Please pull out every line that includes the string "chart".

Exercise inputs
::::::
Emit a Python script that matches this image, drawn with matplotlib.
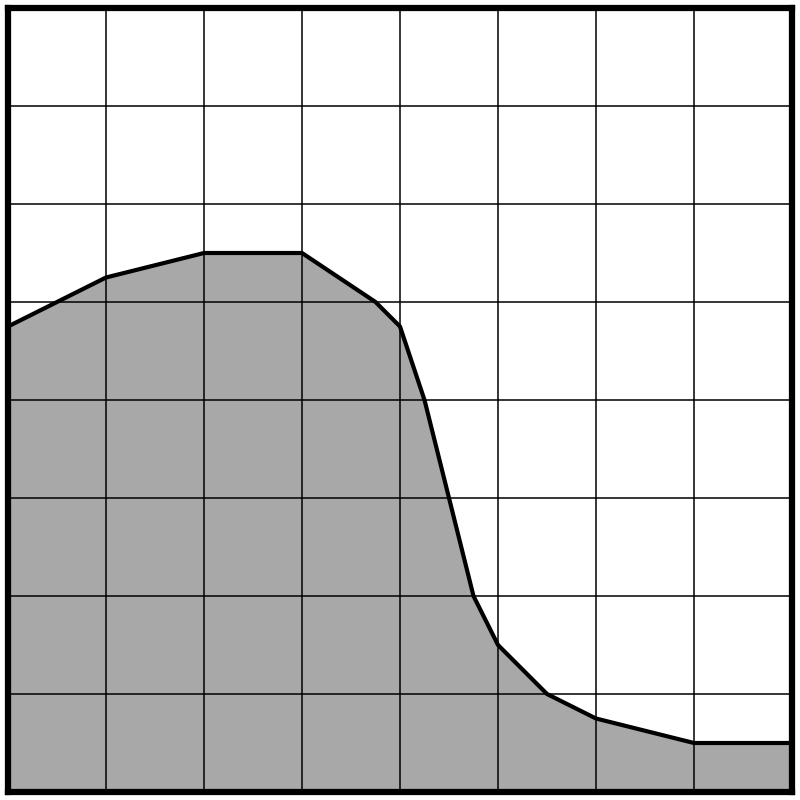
::::::
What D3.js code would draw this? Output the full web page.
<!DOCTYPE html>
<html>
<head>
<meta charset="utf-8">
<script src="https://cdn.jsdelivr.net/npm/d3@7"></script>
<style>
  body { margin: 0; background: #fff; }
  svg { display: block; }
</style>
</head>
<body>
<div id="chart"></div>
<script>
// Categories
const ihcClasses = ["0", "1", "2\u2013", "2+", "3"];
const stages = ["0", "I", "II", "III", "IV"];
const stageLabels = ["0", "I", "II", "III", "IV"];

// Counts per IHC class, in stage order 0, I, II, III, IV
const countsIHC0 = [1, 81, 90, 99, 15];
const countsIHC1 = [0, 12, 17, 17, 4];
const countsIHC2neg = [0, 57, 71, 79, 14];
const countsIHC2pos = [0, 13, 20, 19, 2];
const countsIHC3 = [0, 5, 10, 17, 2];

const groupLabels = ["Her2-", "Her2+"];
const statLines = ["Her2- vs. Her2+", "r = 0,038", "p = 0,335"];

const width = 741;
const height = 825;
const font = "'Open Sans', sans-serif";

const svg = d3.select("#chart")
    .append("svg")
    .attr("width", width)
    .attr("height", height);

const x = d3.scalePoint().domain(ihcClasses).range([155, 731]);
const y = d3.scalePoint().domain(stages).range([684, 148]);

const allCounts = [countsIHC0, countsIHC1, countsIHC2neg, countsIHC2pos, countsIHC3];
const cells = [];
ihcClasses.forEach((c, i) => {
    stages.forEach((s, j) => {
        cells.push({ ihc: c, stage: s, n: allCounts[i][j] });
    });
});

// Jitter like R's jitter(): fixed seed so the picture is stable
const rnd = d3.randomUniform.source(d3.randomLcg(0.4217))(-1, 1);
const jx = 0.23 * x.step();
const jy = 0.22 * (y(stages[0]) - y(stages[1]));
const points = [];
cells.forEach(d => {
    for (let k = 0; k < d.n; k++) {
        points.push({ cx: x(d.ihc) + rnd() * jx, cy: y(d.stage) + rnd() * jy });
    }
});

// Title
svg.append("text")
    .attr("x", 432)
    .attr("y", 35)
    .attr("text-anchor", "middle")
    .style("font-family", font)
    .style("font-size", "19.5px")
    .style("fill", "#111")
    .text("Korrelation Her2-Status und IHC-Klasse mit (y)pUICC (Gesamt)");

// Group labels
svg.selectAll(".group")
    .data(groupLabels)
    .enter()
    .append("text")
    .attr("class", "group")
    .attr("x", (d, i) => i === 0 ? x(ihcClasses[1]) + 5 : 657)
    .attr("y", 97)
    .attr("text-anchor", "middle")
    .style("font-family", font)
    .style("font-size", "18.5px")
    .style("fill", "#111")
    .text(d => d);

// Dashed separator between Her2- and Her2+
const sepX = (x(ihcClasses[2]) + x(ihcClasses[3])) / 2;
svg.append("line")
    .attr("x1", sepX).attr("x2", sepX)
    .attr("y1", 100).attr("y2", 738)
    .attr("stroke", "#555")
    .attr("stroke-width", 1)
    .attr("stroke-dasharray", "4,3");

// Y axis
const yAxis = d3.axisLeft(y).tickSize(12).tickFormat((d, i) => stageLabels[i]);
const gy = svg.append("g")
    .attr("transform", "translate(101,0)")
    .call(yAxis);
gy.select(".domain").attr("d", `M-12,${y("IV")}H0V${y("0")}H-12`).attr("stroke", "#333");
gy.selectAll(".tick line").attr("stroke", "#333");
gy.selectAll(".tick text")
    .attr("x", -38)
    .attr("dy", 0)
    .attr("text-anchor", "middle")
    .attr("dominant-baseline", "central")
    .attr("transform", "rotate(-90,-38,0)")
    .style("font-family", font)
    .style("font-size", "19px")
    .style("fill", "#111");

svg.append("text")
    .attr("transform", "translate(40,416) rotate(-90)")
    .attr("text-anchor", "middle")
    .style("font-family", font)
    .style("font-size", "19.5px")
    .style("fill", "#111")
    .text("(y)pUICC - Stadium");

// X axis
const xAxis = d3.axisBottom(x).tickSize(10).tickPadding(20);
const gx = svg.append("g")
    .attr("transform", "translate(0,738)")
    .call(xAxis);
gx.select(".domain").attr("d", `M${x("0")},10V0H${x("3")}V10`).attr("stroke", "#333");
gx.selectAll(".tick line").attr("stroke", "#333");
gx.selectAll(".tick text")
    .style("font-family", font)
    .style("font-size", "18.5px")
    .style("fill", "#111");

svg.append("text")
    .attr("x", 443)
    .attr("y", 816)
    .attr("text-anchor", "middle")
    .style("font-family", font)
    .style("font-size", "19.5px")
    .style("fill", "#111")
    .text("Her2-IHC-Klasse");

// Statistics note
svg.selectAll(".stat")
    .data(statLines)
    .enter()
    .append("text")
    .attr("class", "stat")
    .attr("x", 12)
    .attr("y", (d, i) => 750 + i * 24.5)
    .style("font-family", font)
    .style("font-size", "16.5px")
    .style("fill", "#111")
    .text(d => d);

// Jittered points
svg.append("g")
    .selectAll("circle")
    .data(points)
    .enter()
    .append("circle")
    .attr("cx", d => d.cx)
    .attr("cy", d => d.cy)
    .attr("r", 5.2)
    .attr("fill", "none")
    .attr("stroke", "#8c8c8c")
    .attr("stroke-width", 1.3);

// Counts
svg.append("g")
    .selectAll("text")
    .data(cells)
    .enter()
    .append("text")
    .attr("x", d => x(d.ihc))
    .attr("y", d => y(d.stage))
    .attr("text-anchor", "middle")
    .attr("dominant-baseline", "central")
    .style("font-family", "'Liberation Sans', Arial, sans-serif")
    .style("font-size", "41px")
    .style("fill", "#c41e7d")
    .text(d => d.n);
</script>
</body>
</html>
::::::
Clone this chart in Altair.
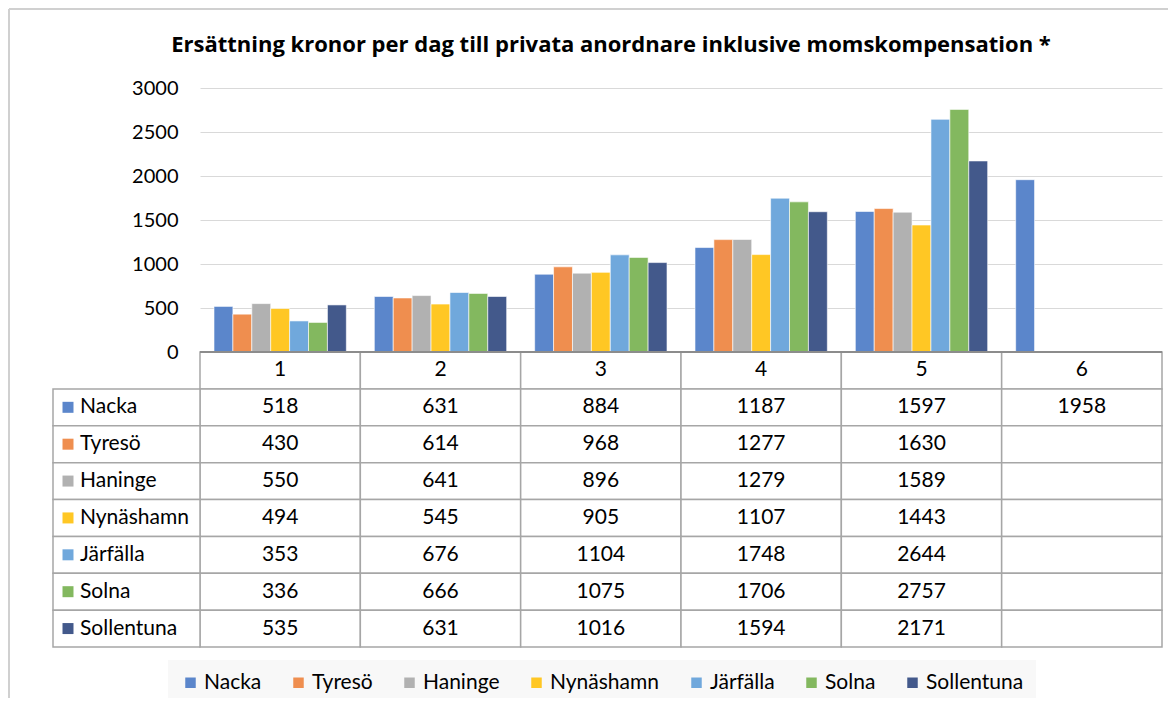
::::::
Exercise answer
<div id="chart"></div>
const svg = d3.select("#chart")
Clone this chart in Altair.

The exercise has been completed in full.